The following points contradict the assumption that a lightning strike or a spike on the power line could have been the cause of the failure:
all LoRa sensors are battery-powered and are not connected to the power grid.
the LoRa gateway is connected to the power supply, but it was the only device that was connected to the power grid and failed at that time. All other devices (router, server, etc.) did not show any errors.
LoRaWAN gateways have very sensitive receive circuits that fail easily because of lightning. Nothing else needs to be damaged, the large RF spikes caused by thunderstorms can even damage the receivers when located indoors. That’s the disadvantage of sensitive long range equipment.
As Jac says - devices/gw’s do not have to be outside or mains connected to be affected. Though those with longer ant feeds or outside ant more likely to suffer.
Quite often the high RF burst doesnt kill outright but may induce a weakness that fails hard over time or more often I (and colleagues/collaborators/other users) have found that a reasonably close strike may induce a degree of deafness - with RX sensitivity impaired and falling anywhere from 20-80db down (a look at historic records often shows point where it dropped), I know of one instance where an initial strike took a GW down approx 30-40db then another a few weeks later (before unit could be swapped out) took it out altogether!

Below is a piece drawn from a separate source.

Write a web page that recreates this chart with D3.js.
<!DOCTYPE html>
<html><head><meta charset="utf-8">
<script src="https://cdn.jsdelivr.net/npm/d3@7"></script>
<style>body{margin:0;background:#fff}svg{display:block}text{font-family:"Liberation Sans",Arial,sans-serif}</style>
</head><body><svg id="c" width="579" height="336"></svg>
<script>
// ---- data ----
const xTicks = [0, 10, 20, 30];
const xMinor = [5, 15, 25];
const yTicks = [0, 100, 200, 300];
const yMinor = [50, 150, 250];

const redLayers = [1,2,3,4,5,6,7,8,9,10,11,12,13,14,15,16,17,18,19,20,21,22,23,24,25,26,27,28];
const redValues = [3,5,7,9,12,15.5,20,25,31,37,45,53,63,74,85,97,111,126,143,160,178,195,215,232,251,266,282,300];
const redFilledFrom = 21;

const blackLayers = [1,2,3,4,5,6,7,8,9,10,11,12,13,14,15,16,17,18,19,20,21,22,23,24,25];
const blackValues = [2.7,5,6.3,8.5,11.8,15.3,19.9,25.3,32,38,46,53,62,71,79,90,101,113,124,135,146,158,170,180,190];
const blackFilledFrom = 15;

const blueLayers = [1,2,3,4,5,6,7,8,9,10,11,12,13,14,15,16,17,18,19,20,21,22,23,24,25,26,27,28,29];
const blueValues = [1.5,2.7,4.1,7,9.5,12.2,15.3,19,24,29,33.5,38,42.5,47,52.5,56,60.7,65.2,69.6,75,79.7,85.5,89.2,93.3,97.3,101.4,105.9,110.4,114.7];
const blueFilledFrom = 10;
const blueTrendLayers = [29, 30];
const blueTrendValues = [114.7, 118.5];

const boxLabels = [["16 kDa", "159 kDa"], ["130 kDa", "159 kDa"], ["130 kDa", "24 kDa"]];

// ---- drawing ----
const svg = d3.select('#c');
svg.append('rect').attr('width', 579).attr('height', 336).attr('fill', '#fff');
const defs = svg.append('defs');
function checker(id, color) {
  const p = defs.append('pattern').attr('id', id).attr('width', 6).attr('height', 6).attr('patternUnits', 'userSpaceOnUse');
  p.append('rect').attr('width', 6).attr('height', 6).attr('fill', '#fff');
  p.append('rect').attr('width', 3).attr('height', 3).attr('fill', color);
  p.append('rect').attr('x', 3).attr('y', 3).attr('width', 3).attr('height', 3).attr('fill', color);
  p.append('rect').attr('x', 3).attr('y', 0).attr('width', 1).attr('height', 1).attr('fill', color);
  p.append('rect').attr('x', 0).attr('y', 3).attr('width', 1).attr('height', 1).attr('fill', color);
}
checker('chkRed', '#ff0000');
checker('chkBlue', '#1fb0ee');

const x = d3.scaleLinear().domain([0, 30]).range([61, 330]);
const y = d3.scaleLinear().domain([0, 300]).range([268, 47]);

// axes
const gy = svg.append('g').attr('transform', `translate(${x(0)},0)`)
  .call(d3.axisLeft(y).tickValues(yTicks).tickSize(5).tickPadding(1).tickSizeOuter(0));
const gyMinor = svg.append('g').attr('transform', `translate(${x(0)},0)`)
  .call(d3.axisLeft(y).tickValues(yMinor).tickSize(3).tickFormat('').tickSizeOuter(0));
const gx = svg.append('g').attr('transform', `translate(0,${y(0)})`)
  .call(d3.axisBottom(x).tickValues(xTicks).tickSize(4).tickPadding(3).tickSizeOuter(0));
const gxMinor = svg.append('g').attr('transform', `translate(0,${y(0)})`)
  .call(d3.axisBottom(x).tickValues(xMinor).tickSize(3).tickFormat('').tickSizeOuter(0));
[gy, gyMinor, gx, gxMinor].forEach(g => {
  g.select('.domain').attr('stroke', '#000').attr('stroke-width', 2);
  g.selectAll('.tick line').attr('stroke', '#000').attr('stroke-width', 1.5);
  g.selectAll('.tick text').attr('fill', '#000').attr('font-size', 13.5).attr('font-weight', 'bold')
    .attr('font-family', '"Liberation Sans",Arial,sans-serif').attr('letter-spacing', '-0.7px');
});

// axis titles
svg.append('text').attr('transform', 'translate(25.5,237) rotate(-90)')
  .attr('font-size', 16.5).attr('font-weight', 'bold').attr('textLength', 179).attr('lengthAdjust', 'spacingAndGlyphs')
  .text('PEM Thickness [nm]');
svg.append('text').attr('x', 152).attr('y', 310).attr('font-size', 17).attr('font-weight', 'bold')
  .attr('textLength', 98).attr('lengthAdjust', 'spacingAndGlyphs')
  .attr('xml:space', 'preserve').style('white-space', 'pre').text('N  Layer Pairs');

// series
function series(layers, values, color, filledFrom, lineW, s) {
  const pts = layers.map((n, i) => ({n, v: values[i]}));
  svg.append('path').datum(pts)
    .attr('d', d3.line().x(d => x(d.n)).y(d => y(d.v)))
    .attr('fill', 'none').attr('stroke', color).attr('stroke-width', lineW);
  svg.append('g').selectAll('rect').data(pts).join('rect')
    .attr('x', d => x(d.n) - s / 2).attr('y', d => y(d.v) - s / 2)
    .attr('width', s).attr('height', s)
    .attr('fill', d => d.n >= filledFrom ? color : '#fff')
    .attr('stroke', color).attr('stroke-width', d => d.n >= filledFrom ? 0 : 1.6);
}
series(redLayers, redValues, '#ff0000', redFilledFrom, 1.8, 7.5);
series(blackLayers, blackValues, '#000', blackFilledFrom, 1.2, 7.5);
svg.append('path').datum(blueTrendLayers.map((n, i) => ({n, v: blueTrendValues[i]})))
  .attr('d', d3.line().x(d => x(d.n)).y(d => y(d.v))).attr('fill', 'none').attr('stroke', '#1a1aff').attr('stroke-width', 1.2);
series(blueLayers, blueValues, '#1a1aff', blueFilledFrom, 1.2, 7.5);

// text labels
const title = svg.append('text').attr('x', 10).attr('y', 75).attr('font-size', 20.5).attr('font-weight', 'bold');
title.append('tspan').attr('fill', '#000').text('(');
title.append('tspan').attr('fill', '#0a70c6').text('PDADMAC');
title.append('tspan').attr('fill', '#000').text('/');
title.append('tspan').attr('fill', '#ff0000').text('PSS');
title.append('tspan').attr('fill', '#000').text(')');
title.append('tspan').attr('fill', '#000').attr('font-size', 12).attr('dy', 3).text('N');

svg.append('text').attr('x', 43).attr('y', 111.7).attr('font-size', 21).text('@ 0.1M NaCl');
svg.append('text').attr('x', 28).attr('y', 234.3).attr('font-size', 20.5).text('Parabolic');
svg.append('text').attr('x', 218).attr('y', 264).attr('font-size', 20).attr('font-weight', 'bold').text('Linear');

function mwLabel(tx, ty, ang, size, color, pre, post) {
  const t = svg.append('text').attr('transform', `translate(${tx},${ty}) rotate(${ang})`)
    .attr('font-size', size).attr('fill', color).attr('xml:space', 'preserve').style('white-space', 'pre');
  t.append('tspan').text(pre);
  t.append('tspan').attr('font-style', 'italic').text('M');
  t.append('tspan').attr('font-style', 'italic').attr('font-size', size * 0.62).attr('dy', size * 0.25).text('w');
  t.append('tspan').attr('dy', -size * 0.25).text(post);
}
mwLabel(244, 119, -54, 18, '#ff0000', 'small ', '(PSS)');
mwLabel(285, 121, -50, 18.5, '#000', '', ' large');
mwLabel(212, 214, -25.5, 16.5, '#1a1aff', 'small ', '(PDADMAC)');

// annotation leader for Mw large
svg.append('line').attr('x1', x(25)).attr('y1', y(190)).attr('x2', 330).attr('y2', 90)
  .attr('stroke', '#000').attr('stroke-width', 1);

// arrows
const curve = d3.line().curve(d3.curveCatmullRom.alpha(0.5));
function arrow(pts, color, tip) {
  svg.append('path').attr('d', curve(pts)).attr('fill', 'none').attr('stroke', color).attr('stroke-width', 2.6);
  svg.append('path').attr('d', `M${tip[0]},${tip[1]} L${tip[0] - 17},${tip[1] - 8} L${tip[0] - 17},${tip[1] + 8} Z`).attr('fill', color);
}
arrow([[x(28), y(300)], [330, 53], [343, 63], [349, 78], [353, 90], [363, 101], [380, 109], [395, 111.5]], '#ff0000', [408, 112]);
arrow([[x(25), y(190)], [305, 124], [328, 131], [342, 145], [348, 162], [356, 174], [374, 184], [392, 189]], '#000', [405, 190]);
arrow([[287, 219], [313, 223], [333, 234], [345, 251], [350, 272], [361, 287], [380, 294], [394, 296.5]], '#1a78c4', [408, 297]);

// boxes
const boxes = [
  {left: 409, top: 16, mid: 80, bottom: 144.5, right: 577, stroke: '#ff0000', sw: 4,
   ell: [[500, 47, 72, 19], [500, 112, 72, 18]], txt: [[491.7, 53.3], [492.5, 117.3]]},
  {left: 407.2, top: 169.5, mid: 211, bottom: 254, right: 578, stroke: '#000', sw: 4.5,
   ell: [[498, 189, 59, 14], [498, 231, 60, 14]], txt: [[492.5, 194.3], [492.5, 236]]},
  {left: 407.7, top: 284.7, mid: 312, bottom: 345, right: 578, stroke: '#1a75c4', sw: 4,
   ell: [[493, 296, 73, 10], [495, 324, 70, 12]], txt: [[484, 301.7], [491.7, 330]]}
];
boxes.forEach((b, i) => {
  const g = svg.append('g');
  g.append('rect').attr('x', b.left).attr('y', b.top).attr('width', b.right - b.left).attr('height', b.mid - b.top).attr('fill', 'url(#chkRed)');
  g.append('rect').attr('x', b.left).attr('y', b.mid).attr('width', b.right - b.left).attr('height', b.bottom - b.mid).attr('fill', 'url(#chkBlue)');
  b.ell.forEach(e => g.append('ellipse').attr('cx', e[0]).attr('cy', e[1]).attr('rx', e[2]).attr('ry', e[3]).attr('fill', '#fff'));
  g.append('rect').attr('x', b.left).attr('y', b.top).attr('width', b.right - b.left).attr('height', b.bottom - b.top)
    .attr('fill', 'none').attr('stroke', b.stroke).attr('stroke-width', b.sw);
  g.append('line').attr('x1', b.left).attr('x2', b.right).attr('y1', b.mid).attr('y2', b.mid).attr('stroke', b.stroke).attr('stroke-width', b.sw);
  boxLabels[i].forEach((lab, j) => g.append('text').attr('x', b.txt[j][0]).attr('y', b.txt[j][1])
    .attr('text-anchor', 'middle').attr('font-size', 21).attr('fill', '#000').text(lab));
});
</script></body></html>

Gateways have three highly specialised chips on them that can detect & decode across 8 channels & 6 spreading factors and manage to receive 8 signals at the same time.

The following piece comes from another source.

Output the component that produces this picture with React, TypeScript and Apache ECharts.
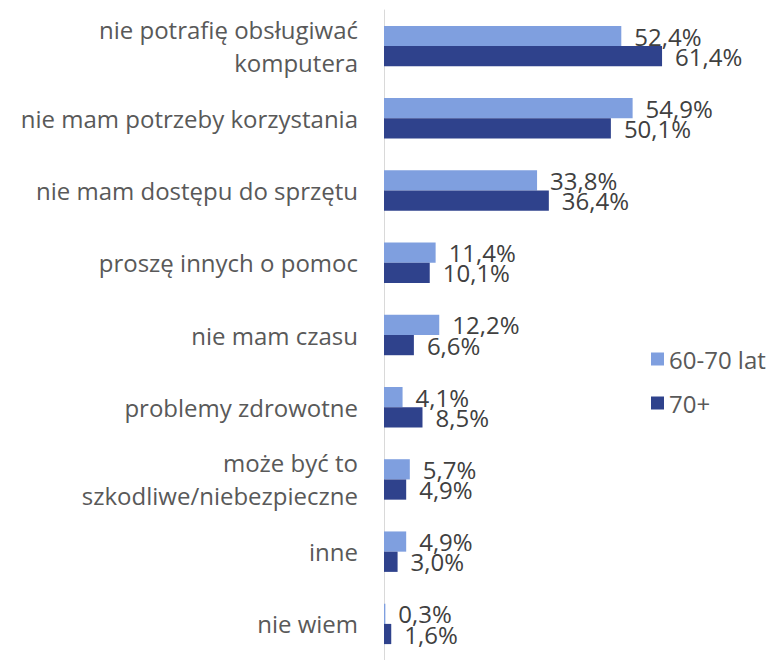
import React, { useEffect, useRef } from "react";
import * as echarts from "echarts";

const categories = [
  "nie potrafię obsługiwać\nkomputera",
  "nie mam potrzeby korzystania",
  "nie mam dostępu do sprzętu",
  "proszę innych o pomoc",
  "nie mam czasu",
  "problemy zdrowotne",
  "może być to\nszkodliwe/niebezpieczne",
  "inne",
  "nie wiem",
];
const series6070 = [52.4, 54.9, 33.8, 11.4, 12.2, 4.1, 5.7, 4.9, 0.3];
const series70plus = [61.4, 50.1, 36.4, 10.1, 6.6, 8.5, 4.9, 3.0, 1.6];
const seriesNames = ["60-70 lat", "70+"];

const FONT = "'Open Sans', Lato, sans-serif";
const fmt = (v: number) => v.toFixed(1).replace(".", ",") + "%";

export default function App() {
  const ref = useRef<HTMLDivElement>(null);
  useEffect(() => {
    document.body.style.margin = "0";
    const chart = echarts.init(ref.current!, null, { renderer: "svg" });
    const label = {
      show: true,
      position: "right" as const,
      distance: 13,
      color: "#404040",
      fontSize: 24,
      fontFamily: FONT,
      padding: [3, 0, 0, 0],
      formatter: (p: any) => fmt(p.value),
    };
    chart.setOption({
      animation: false,
      textStyle: { fontFamily: FONT },
      legend: {
        orient: "vertical",
        left: 646,
        top: 342,
        itemWidth: 13,
        itemHeight: 13,
        itemGap: 20,
        icon: "rect",
        textStyle: { fontSize: 24, color: "#595959", fontFamily: FONT },
        data: seriesNames,
      },
      grid: { left: 384, right: 71, top: 10, bottom: -7, containLabel: false },
      xAxis: {
        type: "value",
        min: 0,
        max: 70,
        show: false,
      },
      yAxis: {
        type: "category",
        inverse: true,
        data: categories,
        axisLine: { show: true, lineStyle: { color: "#d9d9d9", width: 1 } },
        axisTick: { show: false },
        axisLabel: {
          color: "#595959",
          fontSize: 24,
          fontFamily: FONT,
          margin: 26,
          align: "right",
          lineHeight: 33,
          padding: [8, 0, 0, 0],
        },
      },
      series: [
        {
          name: seriesNames[0],
          type: "bar",
          data: series6070,
          itemStyle: { color: "#7F9FDF" },
          barGap: "0%",
          barCategoryGap: "44%",
          label,
        },
        {
          name: seriesNames[1],
          type: "bar",
          data: series70plus,
          itemStyle: { color: "#2F428C" },
          barGap: "0%",
          barCategoryGap: "44%",
          label,
        },
      ],
    });
    return () => chart.dispose();
  }, []);
  return <div ref={ref} style={{ width: 772, height: 660 }} />;
}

These chips need to be co-ordinated and the messages extracted from them by a microcontroller that can also provide some form of comms over UDP as a minimum.
This hardware is, in 99.999% of circumstances, just going to keep on trucking for years, so has to be carefully designed & put together. But then the chipset is sufficiently non-trivial that you have to carefully design it in the first place. This means experienced engineers, not Arduino jocks.
Then there’s the case, antenna, connectors, PSU, box, manual, firmware updates etc etc.
So frankly, $/£/€90 for a TTIG is pretty much a bargain - given that it comes through distribution. If you want to go DIY then there are various options to pair up a concentrator card with an MCU for $/£/€20 all in. Home internet WiFi routers range in price from $/£/€30 to big bucks. You even have to pay for a TP-Link router so that it can join all their brethren on Botnet-7777, a price you don’t have to pay for a LoRaWAN gateway. Heck, there are mechanical bread toasters on Amazon that are in the same sort of price range.